When the girls hiding there were betrayed by an informant, the head of the convent, Sister Marie-Aurélie, persuaded the Gestapo to return the next day to allow her charges to pack. The FI used this delay to stage a fake raid on the convent — tying up the nuns to make it appear more genuine — and then ferreted the girls away to other safe houses. The CDJ’s efforts, which saved approximately 2,400 children, were sometimes even bolder. On April 19,1943, for instance, it attacked a transportation convoy heading to Auschwitz and freed 17 prisoners.
Some of those who helped rescue Jewish children were barely adults themselves. Bernard Musmand was just 10 at the time of the German invasion of France in 1940.
Sent by his family to a boarding school where he posed as a Catholic, Musmand became involved with resistance activities and helped courier falsified papers for those escaping the Nazis. By 14, he was a member of the Maquis, an armed partisan group based in France’s southern mountains. It launched guerrilla attacks and aided Jews and downed Allied airmen to escape across the frontier to the relative safety of neutral Spain. These and other resistance and rescue efforts helped ensure that, despite the terrible overall toll, 250,000 of the 330,000 Jews living in France at the time of the German invasion survived the war.
Setting the record straight
As the exhibition describes, Jewish resistance also reached deep into the heart of the Reich itself. It recounts the tragic story of the Baum group. Founded by Herbert Baum along with his wife and friends in the 1930s, it eventually grew to over 100 members in 1940; many, like Baum himself, were young Jewish forced laborers.
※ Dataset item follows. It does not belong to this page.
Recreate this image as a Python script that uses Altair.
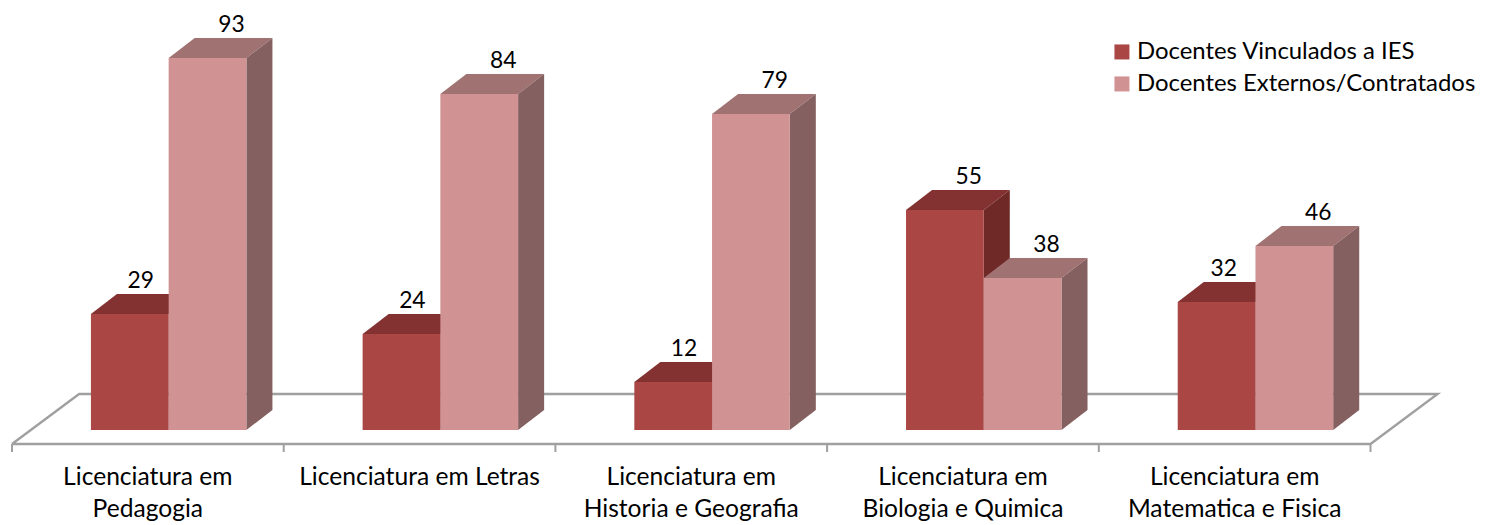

The group’s activities — which included distributing leaflets highlighting the atrocities committed by their fellow Germans in the East — were perilous. But an arson attack on May 18, 1942, which targeted “Soviet Paradise,” an anti-Semitic and anti-communist exhibition staged by the Nazis in Berlin, led to the arrest of many of the group’s members. Baum was murdered in prison in June 1942 and other members of the organization were executed that summer.
But, for the organizers of “Jewish Resistance to the Holocaust,” remembering the heroism and sacrifice of Baum and his comrades — together with the countless other Jews who resisted the Nazis — is not simply about finally telling a story which has remained untold for too long. It is also a matter of setting straight the historical record.
“It’s important to challenge this myth about Jews not resisting, which perhaps was an attitude that was held quite widely [at one time] and maybe some people still have that view today,” says Warnock.
“There were so many examples of resistance in the most extreme and difficult circumstances, and this research and exhibition show that whenever they had the chance to, people resisted in some way or another,” she says.